Data shown =

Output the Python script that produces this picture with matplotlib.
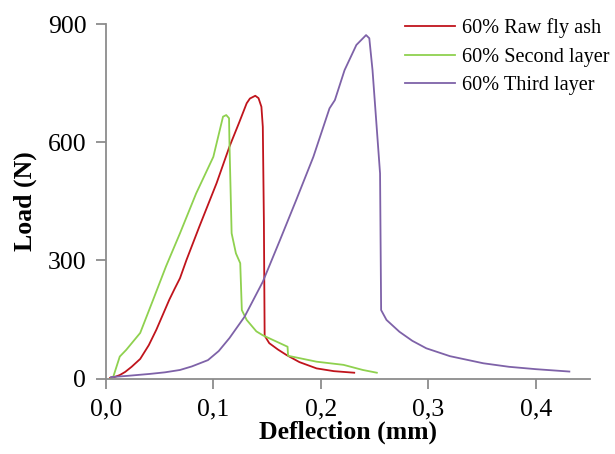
import matplotlib.pyplot as plt

plt.rcParams['font.family'] = ['Liberation Serif', 'DejaVu Serif']

# 60% Raw fly ash
raw_x = [0.004, 0.009, 0.013, 0.018, 0.024, 0.032, 0.04, 0.047, 0.053, 0.059, 0.064,
         0.069, 0.075, 0.087, 0.103, 0.115, 0.124, 0.131, 0.134, 0.139, 0.142, 0.1447,
         0.146, 0.147, 0.1477, 0.152, 0.16, 0.168, 0.18, 0.196, 0.212, 0.231]
raw_y = [2, 5, 9, 17, 30, 50, 85, 124, 162, 200, 228,
         255, 301, 386, 496, 589, 650, 699, 711, 718, 712, 690,
         639, 400, 109, 90, 74, 60, 42, 26, 19, 15]

# 60% Second layer
sec_x = [0.004, 0.007, 0.013, 0.019, 0.032, 0.044, 0.056, 0.069, 0.084, 0.1, 0.109,
         0.112, 0.1146, 0.115, 0.117, 0.121, 0.125, 0.1265, 0.131, 0.14, 0.146, 0.169,
         0.1695, 0.196, 0.221, 0.239, 0.252]
sec_y = [0, 5, 56, 73, 116, 200, 285, 369, 470, 563, 665,
         669, 661, 597, 369, 318, 293, 174, 149, 120, 110, 81,
         58, 43, 35, 22, 15]

# 60% Third layer
thr_x = [0.005, 0.02, 0.041, 0.055, 0.069, 0.08, 0.095, 0.105, 0.115, 0.129, 0.146,
         0.162, 0.177, 0.193, 0.208, 0.213, 0.222, 0.233, 0.242, 0.245, 0.248, 0.255,
         0.256, 0.261, 0.273, 0.285, 0.298, 0.32, 0.351, 0.375, 0.4, 0.431]
thr_y = [4, 7, 12, 16, 22, 31, 47, 70, 103, 157, 246,
         352, 453, 563, 686, 707, 783, 847, 872, 864, 783, 521,
         174, 149, 119, 96, 77, 57, 39, 30, 24, 18]

xticks = [0.0, 0.1, 0.2, 0.3, 0.4]
xlabels = ['0,0', '0,1', '0,2', '0,3', '0,4']
yticks = [0, 300, 600, 900]

fig = plt.figure(figsize=(6.15, 4.54), dpi=100)
ax = fig.add_axes([0.172, 0.166, 0.787, 0.781])

ax.plot(raw_x, raw_y, color='#C0141C', lw=1.3, label='60% Raw fly ash')
ax.plot(sec_x, sec_y, color='#8FD14F', lw=1.3, label='60% Second layer')
ax.plot(thr_x, thr_y, color='#7E62A8', lw=1.3, label='60% Third layer')

ax.set_xlim(0, 0.45)
ax.set_ylim(0, 900)
ax.set_xticks(xticks)
ax.set_xticklabels(xlabels)
ax.set_yticks(yticks)

for s in ['top', 'right']:
    ax.spines[s].set_visible(False)
for s in ['left', 'bottom']:
    ax.spines[s].set_color('#8c8c8c')
    ax.spines[s].set_linewidth(1.3)
ax.tick_params(direction='out', length=7, width=1.3, color='#8c8c8c',
               labelsize=18.5, pad=7)

ax.set_xlabel('Deflection (mm)', fontsize=18.5, fontweight='bold', labelpad=0)
ax.set_ylabel('Load (N)', fontsize=18.5, fontweight='bold', labelpad=8)

ax.legend(loc='upper left', bbox_to_anchor=(0.58, 1.067), frameon=False,
          fontsize=14.6, handlelength=2.5, handletextpad=0.3, labelspacing=0.45)

fig.savefig('out.png')
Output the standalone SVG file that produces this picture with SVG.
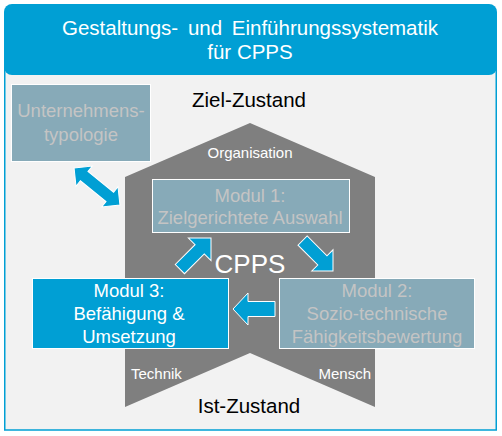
<svg xmlns="http://www.w3.org/2000/svg" width="502" height="436" viewBox="0 0 502 436">
<style>
text{font-family:"Liberation Sans",Arial,sans-serif}
.mod{fill:#87aab8;stroke:#ffffff;stroke-width:1}
.act{fill:#009fd4;stroke:#ffffff;stroke-width:1}
.gt{fill:#c4c4c4;font-size:18.5px;text-anchor:middle}
.wt{fill:#ffffff;font-size:18.5px;text-anchor:middle}
.lab{fill:#ffffff;font-size:15px}
.st{fill:#000000;font-size:20.5px;text-anchor:middle}
.arr{fill:#009fd4;stroke:#ffffff;stroke-width:1;stroke-linejoin:miter}
</style>
<g id="frame">
<rect x="4.75" y="60" width="491.5" height="370" fill="#f2f2f2" stroke="#009fd4" stroke-width="1.5"/>
</g>
<g id="header">
<rect x="4" y="4" width="493" height="71" rx="8" ry="8" fill="#009fd4"/>
<text x="250" y="35" fill="#ffffff" font-size="20.5" text-anchor="middle" word-spacing="4">Gestaltungs- und Einführungssystematik</text>
<text x="250" y="59" fill="#ffffff" font-size="20.5" text-anchor="middle">für CPPS</text>
</g>
<g id="cpps">
<polygon points="250,123 375,177 375,407 250,353 125,407 125,177" fill="#7f7f7f"/>
<text x="250" y="158" class="lab" text-anchor="middle">Organisation</text>
<text x="131" y="379" class="lab">Technik</text>
<text x="371" y="379" class="lab" text-anchor="end">Mensch</text>
<text x="250" y="273" fill="#ffffff" font-size="26" text-anchor="middle">CPPS</text>
</g>
<g id="ziel-zustand"><text x="249" y="107" class="st">Ziel-Zustand</text></g>
<g id="ist-zustand"><text x="249" y="413" class="st">Ist-Zustand</text></g>
<g id="unternehmenstypologie">
<rect x="11.5" y="84.5" width="139" height="77" class="mod"/>
<text x="81" y="117" class="gt">Unternehmens-</text>
<text x="81" y="141" class="gt">typologie</text>
</g>
<g id="modul1">
<rect x="152.5" y="179.5" width="197" height="53" class="mod"/>
<text x="250" y="202" class="gt">Modul 1:</text>
<text x="250" y="224" class="gt">Zielgerichtete Auswahl</text>
</g>
<g id="modul2">
<rect x="279.5" y="278.5" width="195" height="70" class="mod"/>
<text x="377" y="297" class="gt">Modul 2:</text>
<text x="377" y="320" class="gt">Sozio-technische</text>
<text x="377" y="343" class="gt">Fähigkeitsbewertung</text>
</g>
<g id="modul3">
<rect x="32.5" y="278.5" width="196" height="70" class="act"/>
<text x="129" y="297" class="wt">Modul 3:</text>
<text x="129" y="320" class="wt">Befähigung &amp;</text>
<text x="129" y="343" class="wt">Umsetzung</text>
</g>
<g id="connectors">
<polygon class="arr" transform="translate(97,186.5) rotate(39)" points="-29.5,0 -16.5,-13 -16.5,-6 16.5,-6 16.5,-13 29.5,0 16.5,13 16.5,6 -16.5,6 -16.5,13"/>
<polygon class="arr" transform="translate(211,238) rotate(-45)" points="0,0 -16,-16 -16,-6.5 -44,-6.5 -44,6.5 -16,6.5 -16,16"/>
<polygon class="arr" transform="translate(333,271) rotate(45)" points="0,0 -15,-15 -15,-6.5 -43,-6.5 -43,6.5 -15,6.5 -15,15"/>
<polygon class="arr" points="233,309 248,293 248,301.5 275,301.5 275,316.5 248,316.5 248,325"/>
</g>
</svg>
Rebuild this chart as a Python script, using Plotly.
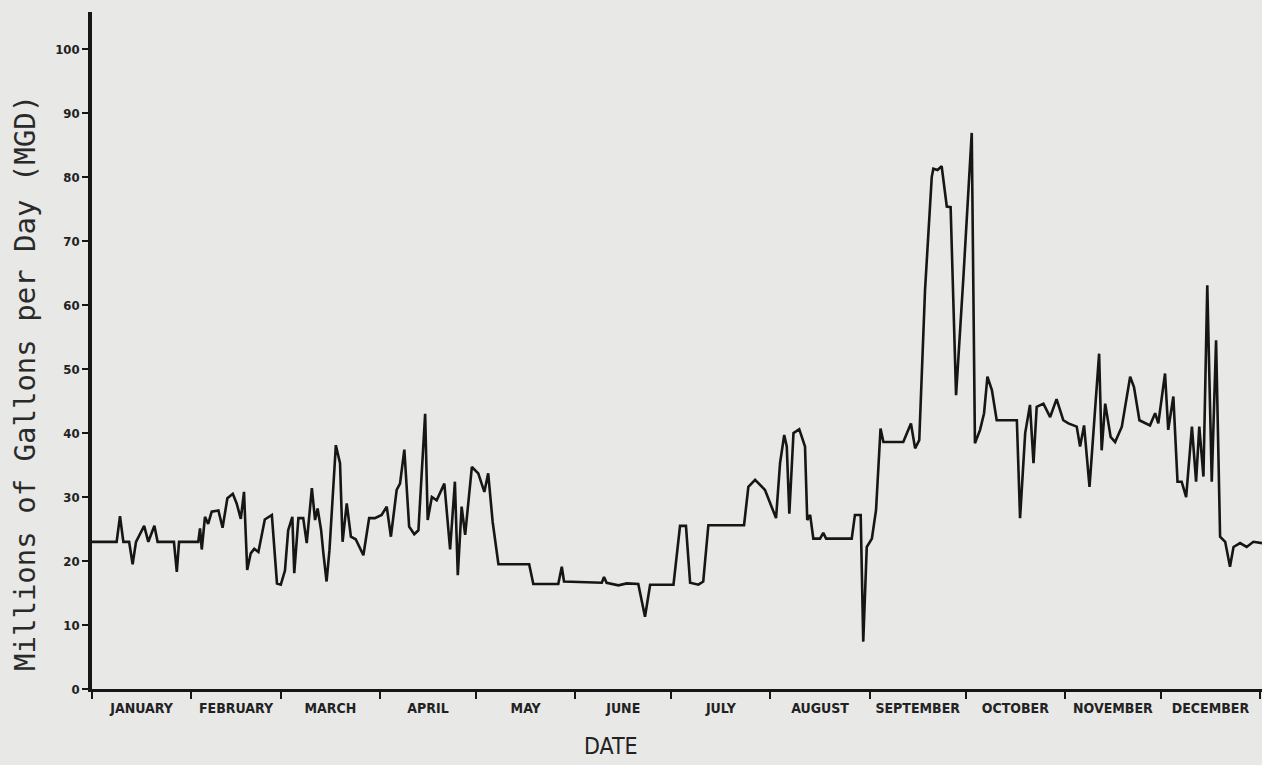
import plotly.graph_objects as go

# Daily flow record, day of year vs. millions of gallons per day
day = [
    0, 7.7, 8.75, 9.8, 11.6, 12.7, 13.75, 16.3, 17.6, 19.5, 20.5, 25.6, 26.5, 27.2, 33.2,
    33.75, 34.3, 35.3, 36.3, 37.4, 39.5, 40.8, 42.3, 44, 45.2, 46.5, 47.5, 48.5, 49.6,
    50.7, 52, 54, 56.2, 57.8, 59, 60.3, 61.3, 62.6, 63.2, 64.5, 66, 67.1, 68.7, 69.7,
    70.5, 71.6, 72.3, 73.3, 74.2, 76.2, 77.5, 78.3, 79.6, 80.9, 82.4, 84.8, 86.6, 88.4,
    90.5, 92.1, 93.4, 95.2, 96.25, 97.6, 99.1, 100.7, 102, 104.1, 104.9, 106.2, 107.7,
    110.1, 111.9, 113.4, 114.3, 115.5, 116.6, 118.7, 120.7, 122.6, 123.8, 125.2, 127,
    136.6, 137.9, 145.7, 146.8, 147.5, 159.3, 160, 160.8, 164.5, 167.1, 170.7, 172.8,
    174.4, 181.7, 183.75, 185.6, 186.9, 189.5, 191, 192.6, 203.75, 205.1, 207.2, 210.3,
    212.4, 213.75, 215, 216.3, 217.1, 217.9, 219.2, 221, 222.8, 223.5, 224.4, 225.4,
    227.5, 228.5, 229.4, 237.4, 238.4, 240.2, 241, 242.1, 243.7, 245, 246.4, 247.3,
    253.5, 255.9, 257.2, 258.5, 260.3, 262.4, 262.9, 264.2, 265.5, 267.1, 268.3, 270,
    272.3, 274.9, 275.9, 277.5, 278.75, 279.8, 281.2, 282.7, 289, 290, 291.6, 293.1,
    294.2, 295.2, 297.3, 299.4, 301.4, 303.5, 305.1, 307.7, 308.75, 310, 311.7, 313.4,
    314.7, 315.5, 316.6, 318.3, 319.7, 321.8, 324.4, 325.6, 327.3, 330.6, 332.2, 333.2,
    335.3, 336.3, 337.9, 339.2, 340.5, 341.9, 343.7, 345, 346, 347.3, 348.5, 349.9,
    351.25, 352.5, 354.1, 355.6, 356.7, 358.75, 360.8, 362.9, 365.6,
]
mgd = [
    23, 23, 27, 23, 23, 19.5, 23, 25.5, 23, 25.5, 23, 23, 18.3, 23, 23,
    25.1, 21.8, 26.9, 25.8, 27.7, 27.9, 25.2, 29.8, 30.5, 29, 26.6, 30.8, 18.6, 21.2,
    21.9, 21.4, 26.5, 27.2, 16.5, 16.3, 18.5, 24.8, 26.9, 18.1, 26.7, 26.7, 22.8, 31.4, 26.4,
    28.2, 24.8, 21.2, 16.8, 21.7, 38.1, 35.3, 23, 29, 23.8, 23.4, 20.9, 26.7, 26.7,
    27.2, 28.5, 23.8, 31.1, 32.1, 37.4, 25.4, 24.2, 24.8, 43, 26.4, 30, 29.5,
    32.1, 21.8, 32.4, 17.8, 28.5, 24.1, 34.7, 33.7, 30.8, 33.7, 26.1, 19.5,
    19.5, 16.4, 16.4, 19.1, 16.8, 16.6, 17.5, 16.6, 16.2, 16.5, 16.4, 11.3,
    16.3, 16.3, 25.5, 25.5, 16.6, 16.3, 16.8, 25.6, 25.6, 31.6, 32.7, 31.1,
    28.5, 26.7, 35.3, 39.7, 37.9, 27.4, 40, 40.6, 37.9, 26.4, 27.2, 23.5,
    23.5, 24.4, 23.5, 23.5, 27.2, 27.2, 7.4, 22.2, 23.5, 28, 40.7, 38.6,
    38.6, 41.5, 37.6, 38.9, 62.3, 80, 81.3, 81.1, 81.7, 75.4, 75.3, 45.9,
    64.4, 86.9, 38.4, 40.5, 43.1, 48.8, 46.7, 42, 42, 26.7, 40, 44.4,
    35.3, 44.1, 44.6, 42.5, 45.3, 42, 41.5, 41, 37.9, 41.2, 31.6, 43.6,
    52.4, 37.3, 44.6, 39.4, 38.6, 41, 48.8, 47.2, 42, 41.2, 43.1, 41.5,
    49.3, 40.5, 45.7, 32.4, 32.4, 30, 41, 32.4, 41, 33.2, 63.1, 32.4,
    54.5, 23.8, 23, 19.1, 22.2, 22.8, 22.2, 23, 22.8,
]

months = ["JANUARY", "FEBRUARY", "MARCH", "APRIL", "MAY", "JUNE", "JULY",
          "AUGUST", "SEPTEMBER", "OCTOBER", "NOVEMBER", "DECEMBER"]
month_edges = [0, 31, 59, 90, 120, 151, 181, 212, 243, 273, 304, 334, 365]
y_ticks = [0, 10, 20, 30, 40, 50, 60, 70, 80, 90, 100]

month_mid = [(a + b) / 2 for a, b in zip(month_edges[:-1], month_edges[1:])]

paper = "#e8e8e6"
ink = "#161616"
label_font = "Liberation Sans Narrow, DejaVu Sans Condensed, Roboto, Arial, sans-serif"

fig = go.Figure()
fig.add_trace(go.Scatter(
    x=day, y=mgd, mode="lines",
    line=dict(color=ink, width=2.6),
    hoverinfo="skip", showlegend=False,
))

fig.update_layout(
    width=1262, height=765,
    margin=dict(l=92, r=0, t=12, b=76),
    paper_bgcolor=paper, plot_bgcolor=paper,
    xaxis=dict(
        range=[0, 365.6], showgrid=False, zeroline=False,
        showline=True, linecolor=ink, linewidth=2.5,
        tickmode="array", tickvals=month_mid, ticktext=months,
        ticks="", ticklabelstandoff=4,
        tickfont=dict(family=label_font, size=14, color="#222", weight="bold"),
        minor=dict(tickmode="array", tickvals=month_edges, ticks="outside",
                   ticklen=7, tickwidth=2, tickcolor=ink),
    ),
    yaxis=dict(
        range=[0, 105.8], showgrid=False, zeroline=False,
        showline=True, linecolor=ink, linewidth=3.5,
        tickmode="array", tickvals=y_ticks,
        ticks="outside", ticklen=6, tickwidth=2, tickcolor=ink,
        ticklabelstandoff=0,
        tickfont=dict(family=label_font, size=13, color="#222", weight="bold"),
    ),
    annotations=[
        dict(
            text="Millions of Gallons per Day (MGD)",
            xref="paper", yref="paper", x=-0.0573, y=0.452,
            xanchor="center", yanchor="middle", textangle=-90, showarrow=False,
            font=dict(family="DejaVu Sans Mono, Liberation Mono, monospace",
                      size=29, color="#2a2a2a"),
        ),
        dict(
            text="DATE",
            xref="paper", yref="paper", x=0.4436, y=-0.084,
            xanchor="center", yanchor="middle", showarrow=False,
            font=dict(family=label_font, size=23, color="#222"),
        ),
    ],
)

fig.write_html("out.html")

Exercise requirements =
With all pictures left out, please transcribe exactly the lines from the start of the material through the line with "639, 400, 109, 90, 74, 60, 42, 26, 19, 15]".

Right answer =
Output the Python script that produces this picture with matplotlib.
import matplotlib.pyplot as plt

plt.rcParams['font.family'] = ['Liberation Serif', 'DejaVu Serif']

# 60% Raw fly ash
raw_x = [0.004, 0.009, 0.013, 0.018, 0.024, 0.032, 0.04, 0.047, 0.053, 0.059, 0.064,
         0.069, 0.075, 0.087, 0.103, 0.115, 0.124, 0.131, 0.134, 0.139, 0.142, 0.1447,
         0.146, 0.147, 0.1477, 0.152, 0.16, 0.168, 0.18, 0.196, 0.212, 0.231]
raw_y = [2, 5, 9, 17, 30, 50, 85, 124, 162, 200, 228,
         255, 301, 386, 496, 589, 650, 699, 711, 718, 712, 690,
         639, 400, 109, 90, 74, 60, 42, 26, 19, 15]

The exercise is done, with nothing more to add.